### Short exercise
Gather the lines that hold the string "this".

### Data to use
***

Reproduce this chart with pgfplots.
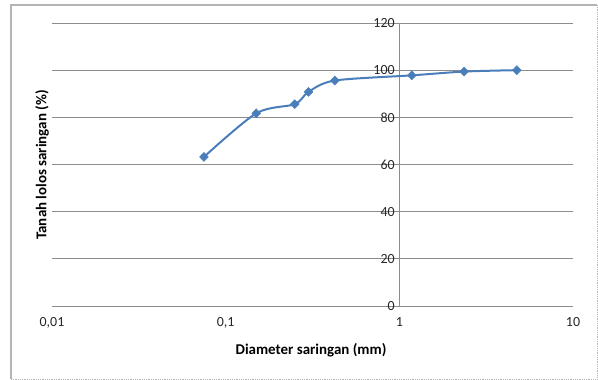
\documentclass[border=0pt]{standalone}
\usepackage{pgfplots}
\pgfplotsset{compat=1.18}
\usepackage{fontspec}
\setmainfont{Carlito}
\definecolor{excelblue}{HTML}{4A7EBB}
\definecolor{gridgray}{HTML}{8C8C8C}
\definecolor{framegray}{HTML}{B4B4B4}
\begin{document}
\begin{tikzpicture}
\useasboundingbox (-52bp,-74bp) rectangle (546bp,306bp);
\draw[framegray, line width=1.2bp] (-41bp,-73bp) -- (-41bp,301bp) -- (545bp,301bp);
\draw[framegray, line width=0.8bp, densely dotted] (545bp,301bp) -- (545bp,-73bp) -- (-41bp,-73bp);
\begin{axis}[
  scale only axis,
  width=521bp, height=283bp,
  xmode=log,
  xmin=0.01, xmax=10,
  ymin=0, ymax=120,
  axis y line=center,
  axis x line=bottom,
  hide obscured y ticks=false,
  hide obscured x ticks=false,
  axis line style={gridgray, line width=0.8bp, -},
  xtick={0.01,0.1,1,10},
  xticklabels={{0,01},{0,1},1,10},
  ytick={0,20,40,60,80,100,120},
  ymajorgrids,
  grid style={gridgray, line width=0.8bp},
  tick style={draw=none},
  minor tick num=0,
  xminorticks=false,
  /pgf/number format/assume math mode=true,
  tick label style={font=\fontsize{14}{16}\selectfont, text=black!85},
  xticklabel style={yshift=-6bp},
  yticklabel style={xshift=1bp},
  clip=false,
]
\addplot[excelblue, line width=2bp, smooth, tension=0.5,
  mark=diamond*, mark size=4.5pt, mark options={fill=excelblue, draw=excelblue, line width=0.5bp, xscale=1.3}]
  coordinates {
  (0.075,63.2) (0.15,81.7) (0.25,85.6) (0.3,90.8) (0.425,95.6)
  (1.18,97.8) (2.36,99.4) (4.75,100)
  };
\end{axis}
\node[rotate=90, font=\fontsize{15}{17}\selectfont\bfseries] at (-10bp,141bp) {Tanah lolos saringan (\%)};
\node[font=\fontsize{15}{17}\selectfont\bfseries] at (259bp,-44bp) {Diameter saringan (mm)};
\end{tikzpicture}
\end{document}
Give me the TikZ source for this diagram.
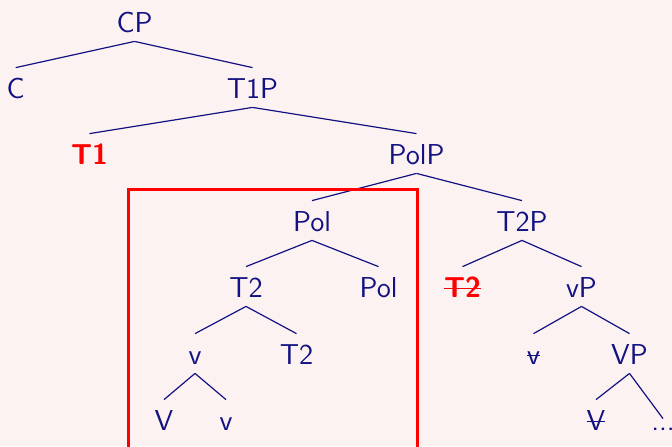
\documentclass[tikz,border=0pt]{standalone}
\usepackage{color}
\usepackage{tikz}

\definecolor{navyblue}{RGB}{18,18,130}
\definecolor{bgpink}{RGB}{253,242,242}

% struck-through copy
\newcommand{\strk}[1]{\setbox0\hbox{#1}\rlap{\raisebox{3.8pt}{\rule{\wd0}{0.6pt}}}\box0}

\begin{document}
\begin{tikzpicture}[x=0.5pt,y=-0.5pt]

      \fill[bgpink] (0,0) rectangle (672,446);
      \useasboundingbox (0,0) rectangle (672,446);
      \clip (0,0) rectangle (672,446);

      \begin{scope}[every node/.style={font=\Large\sffamily,text=navyblue,
          inner sep=1pt,text height=14pt,text depth=3.5pt,anchor=base}]
        \node (cp) at (134.5,32) {CP};
        \node (c) at (15.7,98) {C};
        \node (t1p) at (252.5,98) {T1P};
        \node[text=red] (t1) at (89.5,164) {\bfseries T1};
        \node (polp) at (416.5,164) {PolP};
        \node (pol) at (312,231) {Pol};
        \node (t2p) at (522,231) {T2P};
        \node (t2) at (246,297) {T2};
        \node (polhd) at (378.5,297) {Pol};
        \node[text=red] (t2tr) at (462.5,297) {\bfseries\strk{T2}};
        \node (vp) at (581.5,297) {vP};
        \node (v) at (195,364) {v};
        \node (t2hd) at (296.5,364) {T2};
        \node (vtr) at (533.5,364) {\strk{v}};
        \node (bigvp) at (629.5,364) {VP};
        \node (bigv) at (164,430) {V};
        \node (vhd) at (226,430) {v};
        \node (bigvtr) at (596,430) {\strk{V}};
        \node[text height=4.5pt] (dots) at (663,430) {...};
      \end{scope}

      \begin{scope}[every path/.style={draw=navyblue,line width=0.6pt}]
        \path (cp.south) -- (c.north);
        \path (cp.south) -- (t1p.north);
        \path (t1p.south) -- (t1.north);
        \path (t1p.south) -- (polp.north);
        \path (polp.south) -- (pol.north);
        \path (polp.south) -- (t2p.north);
        \path (pol.south) -- (t2.north);
        \path (pol.south) -- (polhd.north);
        \path (t2p.south) -- (t2tr.north);
        \path (t2p.south) -- (vp.north);
        \path (t2.south) -- (v.north);
        \path (t2.south) -- (t2hd.north);
        \path (vp.south) -- (vtr.north);
        \path (vp.south) -- (bigvp.north);
        \path (v.south) -- (bigv.north);
        \path (v.south) -- (vhd.north);
        \path (bigvp.south) -- (bigvtr.north);
        \path (bigvp.south) -- (dots.north);
      \end{scope}

      % box round the moved head
      \draw[red,line width=1.5pt] (128.5,189) rectangle (417,470);

\end{tikzpicture}
\end{document}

***

### Written answer
Reproduce this chart with pgfplots.
Give me the TikZ source for this diagram.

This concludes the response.